Reduced urinary TGF-β is a biomarker for CKD progression [7]. It has been shown that carnosine may have a reno-protective effect on ischemia/reperfusion-induced acute kidney injury in animal models [19] and attenuates the development of patients with T2DM and nephropathy [20]. Whereas we found that oral carnosine supplementation did not reduce urine albumin, which differed from the study of Elbarbary et al. [12]. The finding might be explained in that baseline patients’ conditions in this study were more severe regarding the degree of diabetic nephropathy. Higher age, urine albumin and comorbid illness including hypertension, dyslipidemia, and obesity were observed in our study. On the contrary, the subjects in related studies had shorter duration of diabetes without history of underlying diseases reported. Our study found that early biomarkers of kidney injury including urine TGF-β level was lower in the carnosine group. Thus, a follow-up of longer duration might show significantly decreased levels of urine albumin.

Additional renal benefits of carnosine treatment were improved glycemic and metabolic control [21, 22]. An in vivo study in diabetes-induced mice receiving carnosine supplements showed reduced FPG levels, decreased insulin resistance and increased β-cell mass [23,24,25]. In addition, a study of Elbarbary et al., investigated among children with type 1 diabetes mellitus found that oral carnosine supplementation for 12 weeks could significantly reduce HbA1C compared with placebo [12], which differed from our study. This was due to the difference in baseline HbA1C where average baseline HbA1C levels were 7.8% in our study and 8.2% in previous study [12]. Patients with T2DM in our study were already able to effectively control their HbA1C levels at 7.8%, as we could not see any additional benefit of carnosine on reducing HbA1C level. Another in vitro study of Lee YT, et al. showed that carnosine could improve lipid metabolism [26]. Moreover, carnosine could reduce lipid peroxidation, atherogenic ApoB lipoproteins and triglycerides in plaques of mice [27]. The study among children with type 1 diabetes found that receiving carnosine for 12 weeks could improve cholesterol level [12]. The lipid outcome was undetected in our study, because approximately 80% of our adult subjects received strong lipid lowering agents.

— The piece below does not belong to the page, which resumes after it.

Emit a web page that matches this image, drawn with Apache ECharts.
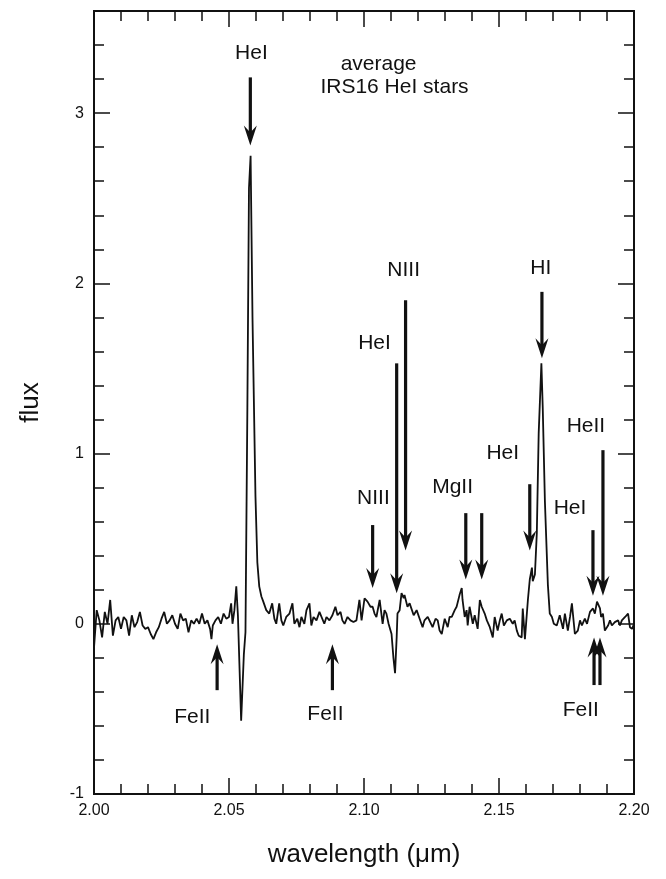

The limitation of our study was that we did not evaluate major renal outcomes including ESRD, double serum Cr and dialysis. The main outcome was only biomarkers of kidney progression including urine TGF-β and albumin. Due to the short duration, our study could not conclude any long-term effects of carnosine on urine TGF-β reduction and renal outcomes. Therefore, the long-term side effects of carnosine are needed to be further investigated.

Conclusion

In summary, the study showed that oral carnosine supplementation could reduce urinary TGF-β level in T2DM with diabetic nephropathy, but without significant effects on urine albumin, indicating an additional renoprotective effect from conventional therapy. Further study is needed to determine the long-term effects of oral carnosine supplementation on delayed renal progression in T2DM as a result of the decreased level of urinary TGF-β.